Tuesday, April 27, 2021

Superheros

Environmental & Science Education
STEM
Archeology
Art and Environment 
Nature of Science
Edward Hessler

The universe is made of stories, not atoms.--Muriel Rukeyser

In the beginning of their abstract to an astounding paper published (full paper behind a firewall) in Nature (11 December 2019), Maxime Aubert (Griffith University) and 13 other authors of various professional affiliations write, "Humans seem to have an adaptive predisposition for inventing, telling and consuming stories. Prehistoric cave art provides the most direct insight that we have into the earliest storytelling, in the form of narrative compositions or ‘scenes that feature clear figurative depictions of sets of figures in spatial proximity to each other, and from which one can infer actions taking place among the figures."

The authors close the abstract by telling us that in this research they "describe an elaborate rock art panel from the limestone cave of Leang Bulu’ Sipong 4 (Sulawesi, Indonesia) that portrays several figures that appear to represent therianthropes hunting wild pigs and dwarf bovids.... This hunting scene is—to our knowledge—currently the oldest (~44000 years old) pictorial record of storytelling and the earliest figurative artwork in the world."

Ewen Calloway wrote an accompanying essay about the significance of this paper and historical antecedents in Europe for the same issue of Nature. Under references, you can link to the complete abstract, learn more about the authors and make use of the Sections panel to the right to view more of the paper. It is where I found the link to the hunting scene above.

The New Yorker has a lovely, please-don't-miss-it-essay, on this remarkable painting--it is about storytelling--by their versatile staff writer Adam Gopnik in the January 6, 2020 issue ("Good Old Days" in the print issue). A few excerpts. 

--"The first storytelling picture!" is "a tale of the hunter and the hunted, of small and easily mocked pursuers trying to bring down a scary...beast."

--There are eight hunters and they are "the earliest known examples of mythical depiction, which runs forward to Egyptian wall paintings and, for that matter to modern animation. Theriantropes reflect the practice of giving to humans, the powers of animals, a shamanistic rite that seems tied to the origins of religion...."

--There are good reasons to believe that the paintings were made by women and Gopnik discusses the evidence. "Early man may have thrown spears, but early women made the pictures telling how."

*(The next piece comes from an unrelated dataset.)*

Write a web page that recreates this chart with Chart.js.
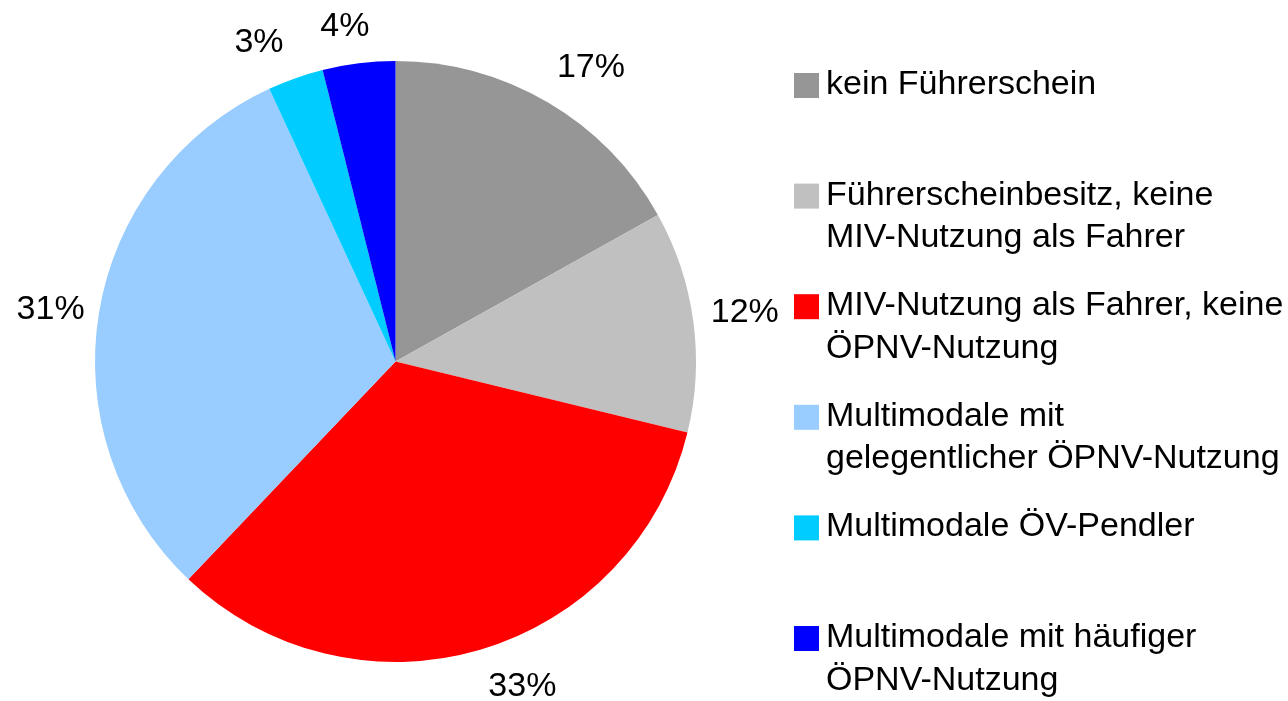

--And I love this comment on the nature of science. "Significant scientific discoveries do two things at once: advance the narrow field of fact and extend the imaginative field of wonder."

--Gopnik references a debate between Martin Scorsese, Francis Ford Coppola and their contemporaries at Marvel Cinematic Universe. Scorcese/Coppola argued that the people at Marvel degrade "cinema by pulling it away from the real world of ambiguity and the 'complexity' of people." They encapsulate their displeasure by referring to the Marvel work as "despicable." Gopnik calls attention to the old pictures and that they "seem to belong, whether we want it or not, more to the Marvel universe. ... A human with the strength of a bull! Another with the cunning of a crocodile!"

--Gopnik closes with this idea, "People, then and now, tell tales about the brave things they are about to do, or just did, or are thinking of doing, or thought they might do...if they were not the people they are but had the superpowers we all wish we had."